FILE PHOTO: A plane flies behind a new Cathay Pacific Airways Airbus A350 after being received by the airline at Hong Kong Airport, China May 30, 2016. REUTERS/Bobby Yip/File Photo
Shares rose more than 2% in early trade and later fell by nearly as much, with analysts cautioning that while Hogg’s resignation, announced on Friday, appeared necessary to placate Beijing, the Hong Kong airline faced a setback to its three-year financial turnaround plan as a result.
Cathay has emerged as the highest-profile corporate target as Beijing looks to quell protests that have gone on for 11 straight weeks in the Chinese-controlled territory.
The airline has appointed Augustus Tang, a former Cathay executive who had been running an aircraft engineering business for parent Swire Pacific Ltd (0019.HK), as its new chief executive as it attempts to salvage relations with Beijing.
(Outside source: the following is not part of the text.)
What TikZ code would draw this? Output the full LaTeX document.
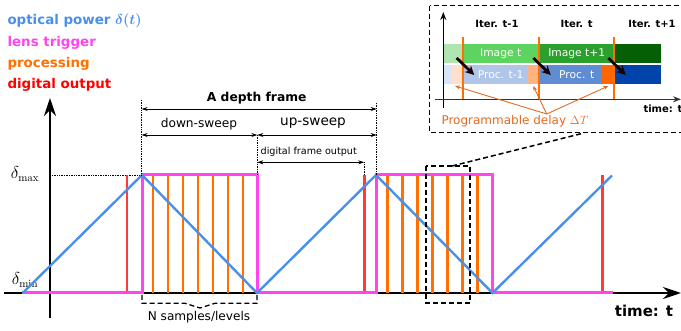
\documentclass[tikz,border=0pt]{standalone}
\usepackage{amsmath}
\usepackage[no-math]{fontspec}
\setmainfont{DejaVu Sans}
\usetikzlibrary{arrows.meta}
\definecolor{powerblue}{HTML}{4A90E8}
\definecolor{trigmagenta}{HTML}{FF45EE}
\definecolor{procorange}{HTML}{FF7000}
\definecolor{outred}{HTML}{FF3A3A}
\definecolor{delayorange}{HTML}{E06A20}
% inset colours
\definecolor{imgA}{HTML}{B0E4B0}
\definecolor{imgB}{HTML}{5FD35F}
\definecolor{imgC}{HTML}{2CA02C}
\definecolor{imgD}{HTML}{055F05}
\definecolor{prcA}{HTML}{D7E5F8}
\definecolor{prcB}{HTML}{FFE0CC}
\definecolor{prcC}{HTML}{AFC6E9}
\definecolor{prcD}{HTML}{FFB380}
\definecolor{prcE}{HTML}{5F8DD3}
\definecolor{prcF}{HTML}{FF6600}
\definecolor{prcG}{HTML}{0044AA}

\tikzset{
  axis/.style={line width=2.6pt, -{Stealth[length=18pt, width=12pt]}},
  power/.style={line width=2.4pt, powerblue},
  trig/.style={line width=3pt, trigmagenta},
  proc/.style={line width=2.4pt, procorange},
  digout/.style={line width=2.4pt, outred},
  dimline/.style={line width=0.7pt, {Stealth[length=6pt,width=4pt]}-{Stealth[length=6pt,width=4pt]}},
  guide/.style={line width=0.7pt, densely dotted},
  zoomline/.style={line width=1.5pt, dash pattern=on 5pt off 3pt},
  legend/.style={anchor=west, font=\bfseries\fontsize{13.4}{16}\selectfont},
  smalliter/.style={font=\bfseries\fontsize{10}{12}\selectfont},
  rowtext/.style={text=white, font=\fontsize{10.7}{12}\selectfont}
}

\begin{document}
\begin{tikzpicture}[x=1pt, y=-1pt]
    % Background
    \useasboundingbox (0,0) rectangle (681,331);

    % Legend
    \node[legend, text=powerblue] (lgpower) at (4,20.7) {optical power $\boldsymbol{\delta(t)}$};
    \node[legend, text=trigmagenta] (lgtrig) at (4,42.7) {lens trigger};
    \node[legend, text=procorange] (lgproc) at (4,64) {processing};
    \node[legend, text=red] (lgout) at (4,85) {digital output};

    % Axes
    \draw[axis] (4,293) -- (681,293);
    \draw[axis] (50,318) -- (50,98);
    \node[font=\bfseries\fontsize{15}{18}\selectfont] (tlabel) at (644,311) {time: t};

    \node[font=\fontsize{16}{18}\selectfont] (dmax) at (25,174) {$\delta_{\max}$};
    \node[font=\fontsize{16}{18}\selectfont] (dmin) at (25,280) {$\delta_{\min}$};
    \draw[guide] (52,175) -- (142,175);

    % Processing samples
    \foreach \k in {0,...,6} {
      \draw[proc] (152.7+15*\k,293) -- (152.7+15*\k,176);
      \draw[proc] (387.3+15*\k,293) -- (387.3+15*\k,176);
    }

    % Digital output
    \foreach \x in {126.7, 364.3, 602.3}
      \draw[digout] (\x,293) -- (\x,175);

    % Lens trigger
    \draw[trig] (22,293) -- (142,293) -- (142,175) -- (257.3,175) -- (257.3,293) -- (376.3,293)
      -- (376.3,175) -- (492.5,175) -- (492.5,293) -- (612.5,293);

    % Optical power
    \draw[power] (22.7,293) -- (142,175) -- (257,293) -- (376,175) -- (492.5,293) -- (612,175.5);

    % Samples brace
    \draw[zoomline, line width=1.3pt] (142,295) -- (142,303.3) -- (185,303.3) -- (200,308)
      -- (215,303.3) -- (257,303.3) -- (257,295);
    \node[font=\fontsize{12.1}{14}\selectfont] (nsamp) at (199,317) {N samples/levels};

    % Frame dimensions
    \coordinate (fa) at (141.7,109);
    \coordinate (fb) at (376.7,109);
    \coordinate (sa) at (141.7,135);
    \coordinate (sm) at (257.3,135);
    \coordinate (sb) at (376.7,135);
    \coordinate (oa) at (257.3,162.3);
    \coordinate (ob) at (364.3,162.3);
    \draw[guide] (141.7,100) -- (141.7,175);
    \draw[guide] (376.7,103) -- (376.7,175);
    \draw[guide] (sm) -- (257.3,175);
    \draw[guide] (ob) -- (364.3,175);
    \draw[dimline] (fa) -- (fb);
    \draw[dimline] (sa) -- (sm);
    \draw[dimline] (sm) -- (sb);
    \draw[dimline] (oa) -- (ob);
    \node[font=\bfseries\fontsize{12.3}{14}\selectfont] (depth) at (256.7,98.5) {A depth frame};
    \node[font=\fontsize{12.2}{14}\selectfont] (down) at (199,124) {down-sweep};
    \node[font=\fontsize{13.6}{16}\selectfont] (up) at (313,123.5) {up-sweep};
    \node[anchor=west, inner sep=0pt, font=\fontsize{9.6}{11}\selectfont] (dfo) at (260.5,152) {digital frame output};

    % Zoom window
    \draw[zoomline] (426,166) rectangle (470,303);
    \draw[zoomline] (452,166) -- (584,133);
    \draw[zoomline] (429.5,5.7) rectangle (695,132.7);

    % Inset rows
    \fill[imgA] (443.3,44) rectangle (462.7,62.7);
    \fill[imgB] (462.7,44) rectangle (539,62.7);
    \fill[imgC] (539,44) rectangle (614.3,62.7);
    \fill[imgD] (614.3,44) rectangle (660.7,62.7);
    \fill[prcA] (443.3,65) rectangle (451,84.3);
    \fill[prcB] (451,65) rectangle (462.7,84.3);
    \fill[prcC] (462.7,65) rectangle (527.3,84.3);
    \fill[prcD] (527.3,65) rectangle (539,84.3);
    \fill[prcE] (539,65) rectangle (601.7,84.3);
    \fill[prcF] (601.7,65) rectangle (614.3,84.3);
    \fill[prcG] (614.3,65) rectangle (660.7,84.3);
    \node[rowtext] (imgt) at (500.7,53.3) {Image t};
    \node[rowtext] (imgt1) at (576.7,53.3) {Image t+1};
    \node[rowtext] (prct1) at (500.7,75) {Proc. t-1};
    \node[rowtext] (prct) at (576.7,75) {Proc. t};

    % Inset axes
    \draw[line width=1.3pt, -{Stealth[length=8pt,width=6pt]}] (443.3,108) -- (443.3,12);
    \draw[line width=1.3pt, black!80, -{Stealth[length=8pt,width=6pt]}] (435,99.3) -- (681,99.3);
    \node[smalliter] (it0) at (497,24.3) {Iter. t-1};
    \node[smalliter] (it1) at (576.7,24.3) {Iter. t};
    \node[smalliter] (it2) at (652,24.3) {Iter. t+1};
    \node[smalliter, anchor=west] (itime) at (640,109) {time: t};

    % Iteration boundaries
    \foreach \x in {462.7, 539, 614.3}
      \draw[line width=2.2pt, procorange] (\x,37) -- (\x,99.3);

    % Hand-over arrows
    \foreach \x in {456.7, 533.3, 608.3}
      \draw[line width=2.8pt, black!90!red, -{Stealth[length=9pt,width=9pt]}] (\x,58) -- +(17.5,17);

    % Delay
    \node[text=delayorange, font=\fontsize{12}{15}\selectfont, anchor=west] (delay) at (438,121.5) {Programmable delay $\Delta T$};
    \coordinate (dj) at (546.7,114);
    \foreach \x in {455, 533.3, 608.3}
      \draw[line width=0.9pt, delayorange, -{Stealth[length=5pt,width=4pt]}] (dj) -- (\x,86);
\end{tikzpicture}
\end{document}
The Chinese regulator had demanded it suspend staff supporting anti-government protests.
Tang’s priority should be rebuilding the brand and restoring customer confidence in all markets, including Hong Kong, the mainland and overseas after the Chinese regulatory action and recent disruptions at Hong Kong airport, CAPA Centre for Aviation Chief Analyst Brendan Sobie said.
“Work related to completion of the three-year restructuring may take a back seat for a few months but will be revisited once things stabilize,” he said.
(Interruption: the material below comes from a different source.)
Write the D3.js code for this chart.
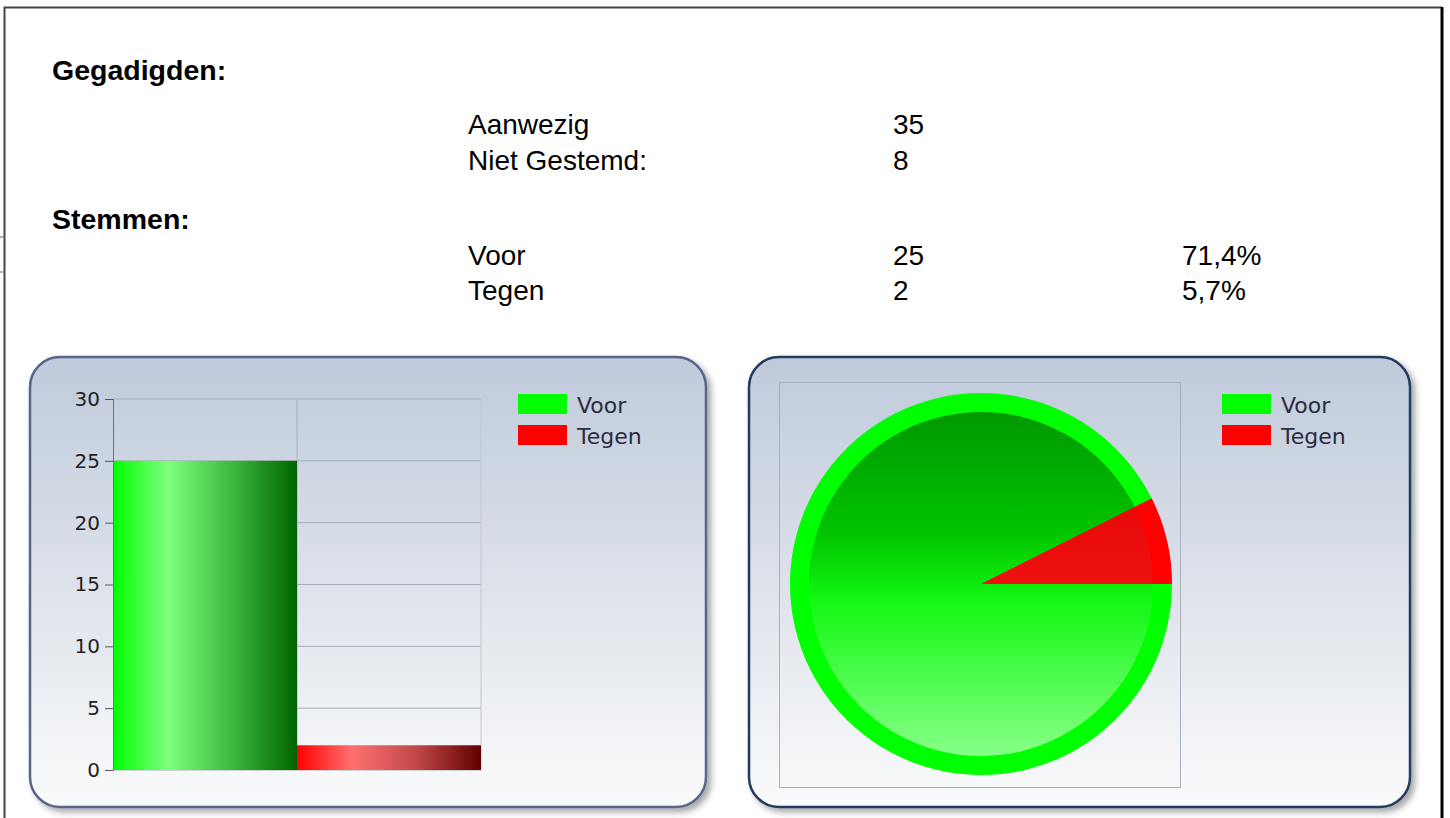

Cathay swung to its first profit for the January-June period since 2016 on the back of a transformation plan led by Hogg and forecast it would post higher earnings in the seasonally better second half.
“Management’s priority now, I suspect, would be how to curb further interference from the CAAC – an almost impossible task,” said Shukor Yusof, the head of consultancy Endau Analytics, referring to the Civil Aviation Administration of China.
“The transformation will be on the back burner for the time being, given that Augustus Tang isn’t someone the market is familiar with.”
Morningstar analyst Ivan Su said he believed Cathay had done enough to prevent it from being cut off from Chinese airspace, but possibly not enough to placate all Chinese travelers.
“The carrier will likely see weaker demand if travelers boycott Cathay over the short term,” he said.
Endau’s Yusof said in the longer term, 30% shareholder Air China could buy the remainder of Cathay, but there was no urgency because the Hong Kong carrier was in a state of flux.
“That will only occur when the political climate is right.”